E’ lo stesso Rampini a ricordarci come proprio nel cuore della sua specificità culturale l’India sappia trovare le risorse per concepire un progresso scientifico che non sia distruttivo, sradicante e brutale. Il rispettò tipicamente indù per tutti gli animali, che non di rado sfocia nel vegetarianesimo, è ad esempio un tratto forte che domina ancora oggi la società indiana. Allo stesso modo, il libro mercato che fa da volano allo sviluppo tecnologico non diventa mai selvaggio, per acquisire spesso tratti marcatamente “sociali”, per quanto paternalistici.

Colonia britannica dal ‘600 fino al 1947, inoltre, l’India è forse il paese non occidentale che ha il rapporto più sereno con il proprio passato coloniale. L’indiano medio di oggi conosce i misfatti inglesi sulla sua terra, ma si sente ormai padrone del suo destino. Eppure, ed è lo stesso Rampini a ricordarcelo, il dominio britannico non è certo stato indolore: «Nel 1600, quando venne fondata la East India Company, il Prodotto interno lordo della Gran Bretagna era appena l’1,8% del Pil mondiale, quello dell’India rappresentava il 22,5%. La futura colonia era oltre dieci volte più ricca dei suoi futuri padroni. Tre secoli dopo, il Pil inglese era salito al 9% di quello mondiale, mentre l’India era precipitata nella condizione di un paese povero, stremato da carestie ricorrenti».
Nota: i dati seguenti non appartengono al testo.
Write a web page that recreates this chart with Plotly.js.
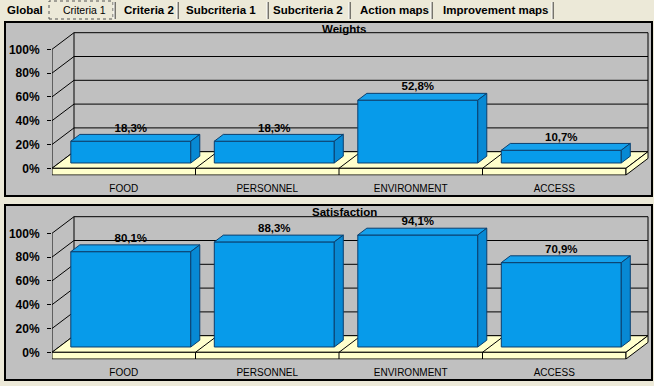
<!DOCTYPE html>
<html><head><meta charset="utf-8">
<script src="https://cdn.plot.ly/plotly-3.0.1.min.js"></script>
<style>html,body{margin:0;padding:0;background:#ECE9D8;overflow:hidden}#chart{width:654px;height:386px}</style>
</head><body><div id="chart"></div>
<script>
const categories = ['FOOD', 'PERSONNEL', 'ENVIRONMENT', 'ACCESS'];
const weights = [18.3, 18.3, 52.8, 10.7];
const satisfaction = [80.1, 88.3, 94.1, 70.9];
const yTickVals = [0, 20, 40, 60, 80, 100];
const yTickText = ['0%', '20%', '40%', '60%', '80%', '100%'];
const tabLabels = ['Global', 'Criteria 1', 'Criteria 2', 'Subcriteria 1', 'Subcriteria 2', 'Action maps', 'Improvement maps'];

const W = 654, H = 386;
const FONT = 'Liberation Sans, Arial, sans-serif';
const G = {
  frontLeft: 52, catW: 143.5, plotRight: 651,
  unitY: 1.19, depthX: 22, depthY: 16.6, floorT: 6.7,
  barFront: 0.32, barBack: 0.73, barW: 0.836
};
const COL = {
  page: '#ECE9D8', panel: '#C0C0C0', floor: '#FFFFCC',
  barFront: '#079BEA', barTop: '#15A1EC', barSide: '#0789D4', barLine: '#0B3F6E'
};
const panels = [
  {title: 'Weights', values: weights, zeroPx: 168.3, box: [5, 22, 652, 196], titleY: 29.3},
  {title: 'Satisfaction', values: satisfaction, zeroPx: 352.3, box: [5, 205, 652, 380], titleY: 212.3}
];
const tabX = [7, 63, 124, 186, 273, 360, 443];
const sepX = [115, 178, 268, 350, 432, 553];

const px2x = p => p / W, px2y = p => 1 - p / H;
const traces = [], shapes = [], annotations = [];
const layout = {
  width: W, height: H, margin: {l: 0, r: 0, t: 0, b: 0},
  paper_bgcolor: COL.page, plot_bgcolor: 'rgba(0,0,0,0)',
  showlegend: false, hovermode: false, font: {family: FONT, color: '#000'},
  shapes, annotations
};

panels.forEach((p, k) => {
  const xa = k === 0 ? 'x' : 'x2', ya = k === 0 ? 'y' : 'y2';
  const n = p.values.length;
  const Dx = G.depthX / G.catW, Dy = G.depthY / G.unitY, T = G.floorT / G.unitY;
  const topPx = p.zeroPx - (100 + Dy) * G.unitY - 4;
  const botPx = p.zeroPx + G.floorT + 0.6;
  const yMax = yTickVals[yTickVals.length - 1];

  shapes.push({type: 'rect', xref: 'paper', yref: 'paper', layer: 'below',
    x0: px2x(p.box[0]), x1: px2x(p.box[2]), y0: px2y(p.box[3]), y1: px2y(p.box[1]),
    fillcolor: COL.panel, line: {color: '#000', width: 2}});

  const ln = (x0, y0, x1, y1) => shapes.push({type: 'line', xref: xa, yref: ya, layer: 'below',
    x0, y0, x1, y1, line: {color: '#000', width: 1}});
  const poly = (pts, fill) => shapes.push({type: 'path', xref: xa, yref: ya, layer: 'below',
    path: 'M' + pts.map(q => q[0] + ',' + q[1]).join(' L') + ' Z',
    fillcolor: fill, line: {color: '#000', width: 1}});

  yTickVals.forEach(t => {
    ln(Dx, t + Dy, n + Dx, t + Dy);
    ln(0, t, Dx, t + Dy);
  });
  ln(Dx, Dy, Dx, yMax + Dy);
  ln(n + Dx, Dy, n + Dx, yMax + Dy);
  ln(0, -T, 0, yMax);

  poly([[0, 0], [n, 0], [n + Dx, Dy], [Dx, Dy]], COL.floor);
  poly([[0, -T], [n, -T], [n, 0], [0, 0]], COL.floor);
  poly([[n, -T], [n, 0], [n + Dx, Dy], [n + Dx, Dy - T]], COL.floor);
  for (let i = 1; i < n; i++) {
    ln(i, -T, i, 0);
    ln(i, 0, i + Dx, Dy);
  }

  const xb = p.values.map((v, i) => i + 0.5 + G.barFront * Dx);
  const base = p.values.map(() => G.barFront * Dy);
  traces.push({type: 'bar', x: xb, y: p.values, base: base, width: G.barW,
    marker: {color: COL.barFront, line: {color: COL.barLine, width: 1}},
    xaxis: xa, yaxis: ya, hoverinfo: 'skip'});
  const bdx = (G.barBack - G.barFront) * Dx, bdy = (G.barBack - G.barFront) * Dy;
  p.values.forEach((v, i) => {
    const x0 = xb[i] - G.barW / 2, x1 = xb[i] + G.barW / 2, b = base[i], top = b + v;
    traces.push({type: 'scatter', mode: 'lines', fill: 'toself', fillcolor: COL.barTop,
      x: [x0, x1, x1 + bdx, x0 + bdx, x0], y: [top, top, top + bdy, top + bdy, top],
      line: {color: COL.barLine, width: 1}, xaxis: xa, yaxis: ya, hoverinfo: 'skip'});
    traces.push({type: 'scatter', mode: 'lines', fill: 'toself', fillcolor: COL.barSide,
      x: [x1, x1, x1 + bdx, x1 + bdx, x1], y: [b, top, top + bdy, b + bdy, b],
      line: {color: COL.barLine, width: 1}, xaxis: xa, yaxis: ya, hoverinfo: 'skip'});
  });
  traces.push({type: 'scatter', mode: 'text', x: xb,
    y: p.values.map((v, i) => base[i] + v + bdy),
    text: p.values.map(v => v.toFixed(1).replace('.', ',') + '%'),
    textposition: 'top center', cliponaxis: false,
    textfont: {family: FONT, size: 11.5, color: '#000', weight: 'bold'},
    xaxis: xa, yaxis: ya, hoverinfo: 'skip'});

  const sfx = k === 0 ? '' : '2';
  layout['xaxis' + sfx] = {
    domain: [px2x(G.frontLeft), px2x(G.plotRight)], anchor: ya,
    range: [0, (G.plotRight - G.frontLeft) / G.catW],
    showgrid: false, zeroline: false, showline: false, ticks: '',
    tickvals: categories.map((c, i) => i + 0.5), ticktext: categories,
    tickfont: {family: FONT, size: 10, color: '#000'}, ticklabelstandoff: 5, fixedrange: true
  };
  layout['yaxis' + sfx] = {
    domain: [px2y(botPx), px2y(topPx)], anchor: xa,
    range: [(p.zeroPx - botPx) / G.unitY, (p.zeroPx - topPx) / G.unitY],
    showgrid: false, zeroline: false, showline: false,
    tickvals: yTickVals, ticktext: yTickText, ticks: 'outside', ticklen: 4,
    tickcolor: '#000', tickwidth: 1, ticklabelstandoff: 5,
    tickfont: {family: FONT, size: 12, color: '#000', weight: 'bold'}, fixedrange: true
  };

  annotations.push({xref: 'paper', yref: 'paper', x: px2x(344), y: px2y(p.titleY),
    xanchor: 'center', yanchor: 'middle', showarrow: false, text: p.title,
    font: {family: FONT, size: 11.5, color: '#000', weight: 'bold'}});
});

tabLabels.forEach((t, i) => {
  const sel = i === 1;
  annotations.push({xref: 'paper', yref: 'paper', x: px2x(tabX[i] - 2), y: px2y(10),
    xanchor: 'left', yanchor: 'middle', showarrow: false, text: t,
    font: {family: FONT, size: sel ? 10.5 : 11.5, color: '#000', weight: sel ? 'normal' : 'bold'}});
});
shapes.push({type: 'rect', xref: 'paper', yref: 'paper', x0: px2x(49), x1: px2x(113),
  y0: px2y(19), y1: px2y(1), line: {color: '#555', width: 1, dash: 'dot'}});
sepX.forEach(s => {
  shapes.push({type: 'line', xref: 'paper', yref: 'paper', x0: px2x(s), x1: px2x(s),
    y0: px2y(19), y1: px2y(2), line: {color: '#000', width: 1}});
  shapes.push({type: 'line', xref: 'paper', yref: 'paper', x0: px2x(s - 1), x1: px2x(s - 1),
    y0: px2y(19), y1: px2y(2), line: {color: '#FFFFFF', width: 1}});
});

Plotly.newPlot('chart', traces, layout, {staticPlot: true, displayModeBar: false});
</script></body></html>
Ciononostante, gli indiani non parlano il linguaggio rancoroso della recriminazione. Oggi come oggi si sentono abbastanza forti culturalmente da confrontarsi senza perdere la propria identità, e se è rivincita, quella che cercano, ebbene preferiscono prendersela battendoci sul nostro stesso terreno economico-tecnologico. E nel preteso “scontro di civiltà”, il paese di Schiva non intende collocarsi con nessuno dei due schieramenti monolitici immaginati da Samuel Huntington, non sta né con “noi” né con “loro”. L’India, insomma, «sta esplorando una sua sintesi fra tradizione e modernità, tra identità storica e globalizzazione». I programmatori di Bangalore e le luci di Bollywood non ingannino: «nel momento in cui tutti la corteggiano, questa nazione non è diventata unidimensionale, non esiste solo nel “mondo piatto” della globalizzazione e della competizione economica. La presenza della dimensione spirituale nella sua vita quotidiana continua a colpirci».

Ed è proprio per via di questa “dimensione spirituale” che negli anni ’60 un’intera generazione si è persa andando sulle rive del Gange a “cercare se stessa”, inseguendo superficialmente un nirvana made in California. Passata quella sbornia esotico-fricchettona, è forse giunto il momento, per l’Europa, di provare di nuovo e più seriamente a “ritrovare se stessa” attraverso il confronto, l’alleanza o la competizione con una potenza che dall’alto dei suoi 4000 anni di storia ci osserva con la serenità di Vishnu e le forza di Shiva.